In a sometimes-related problem, some vendors have exaggerated expectations of lead generation. This can lead to the Red Hat fallacy, in which they think that story-telling is unnecessary, and only marketing-funnel mechanics add value. In other cases, it can cause the sales-process problems that naturally follow from a low-quality pipeline.
And finally, there’s partnering. Way too often I hear things like:
- “We don’t think there’s a profitable way to sell our stuff. So we’ll have somebody else sell it for us.” (And those other folks perhaps enjoy losing money?)
- “Our partner has many salespeople, each of whom has received 2 or more hours of training on our product. Of course they’ll sell lots of it.”
- “Our partner is a big force in Japan/China/the US Federal Government, and they’ve dedicated numerous personnel to being our representative. Soon the money will be rolling in.”
- “Look at all our partner logos.

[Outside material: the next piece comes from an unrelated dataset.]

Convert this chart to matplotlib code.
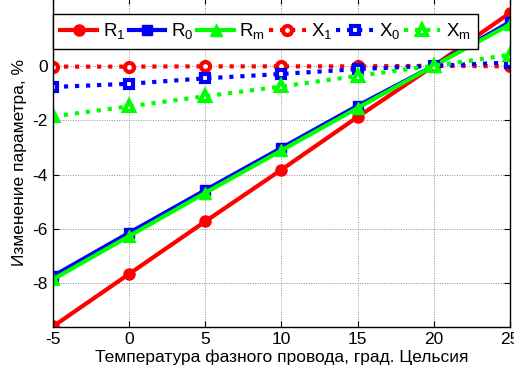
import matplotlib

matplotlib.use("Agg")

import matplotlib.pyplot as plt

plt.rcParams["font.family"] = ["Liberation Sans", "DejaVu Sans"]
plt.rcParams["mathtext.fontset"] = "custom"
plt.rcParams["mathtext.rm"] = "Liberation Sans"
plt.rcParams["mathtext.it"] = "Liberation Sans"
plt.rcParams["axes.unicode_minus"] = False

temps = [-5, 0, 5, 10, 15, 20, 25]

r1 = [-9.58, -7.65, -5.72, -3.82, -1.88, 0.0, 1.94]
r0 = [-7.73, -6.14, -4.57, -3.02, -1.47, 0.0, 1.61]
rm = [-7.85, -6.26, -4.67, -3.11, -1.55, 0.0, 1.52]
x1 = [-0.03, -0.03, -0.02, -0.02, -0.02, 0.0, -0.02]
x0 = [-0.78, -0.66, -0.46, -0.30, -0.12, 0.0, 0.12]
xm = [-1.86, -1.49, -1.12, -0.76, -0.37, 0.0, 0.40]

x_ticks = [-5, 0, 5, 10, 15, 20, 25]
y_ticks = [-8, -6, -4, -2, 0]

fig = plt.figure(figsize=(5.14, 3.69), dpi=100)
# top edge sits just past the canvas, like the cropped original
ax = fig.add_axes([0.103, 0.1138, 0.889, 0.8922])

lw = 3
ax.plot(temps, r1, "-", color="#ff0000", lw=lw, marker="o", ms=8, label="R$_1$")
ax.plot(temps, r0, "-", color="#0000ff", lw=lw, marker="s", ms=7, label="R$_0$")
ax.plot(temps, rm, "-", color="#00ff00", lw=lw, marker="^", ms=9, label="R$_m$")
ax.plot(temps, x1, ":", color="#ff0000", lw=lw, marker="o", ms=6.5, mfc="white",
        mew=3, label="X$_1$")
ax.plot(temps, x0, ":", color="#0000ff", lw=lw, marker="s", ms=6, mfc="white",
        mew=3, label="X$_0$")
ax.plot(temps, xm, ":", color="#00ff00", lw=lw, marker="^", ms=7.5, mfc="white",
        mew=3, label="X$_m$")

ax.set_xlim(-5, 25)
ax.set_ylim(-9.6, 2.5)
ax.set_xticks(x_ticks)
ax.set_yticks(y_ticks)
ax.tick_params(direction="in", labelsize=12.5, top=True, right=True, length=4)
ax.grid(True, color="#909090", linestyle=(0, (1, 1.5)), linewidth=0.7)
for s in ax.spines.values():
    s.set_linewidth(1)

ax.set_xlabel("Температура фазного провода, град. Цельсия", fontsize=12.5, labelpad=2)
ax.set_ylabel("Изменение параметра, %", fontsize=12.5, labelpad=4)

leg = ax.legend(ncol=6, loc="upper left", bbox_to_anchor=(0.0, 0.951),
                borderaxespad=0, fontsize=13.5, handlelength=1.95,
                columnspacing=0.2, handletextpad=0.3, borderpad=0.4,
                fancybox=False, framealpha=1, edgecolor="black")
leg.get_frame().set_linewidth(1)

fig.savefig("out.png", dpi=100)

Our validation is tremendous!” (I love you. You love me. We’re best friends like friends should be.)
Less snarkily, I’d say that too many companies forget some basic facts of partnering, which in my opinion start:
- Nobody else cares about selling your stuff as much as you do. Indeed, they don’t even come close. However …
- … sometimes they can only sell their stuff if folks want to buy your stuff as well.
- Nobody else cares as much about accurately delivering your marketing messages as you do.
- Partnership announcements rarely provide much validation on their own. Validation is in the details of joint activity.
- It is rare for a partnership to be outright harmful in itself. However, it is common for a partnership to waste time, energy, money or audience attention.
And so, while partners can sometimes be great sources of leads, few software vendors ever made it big through a partners-first strategy.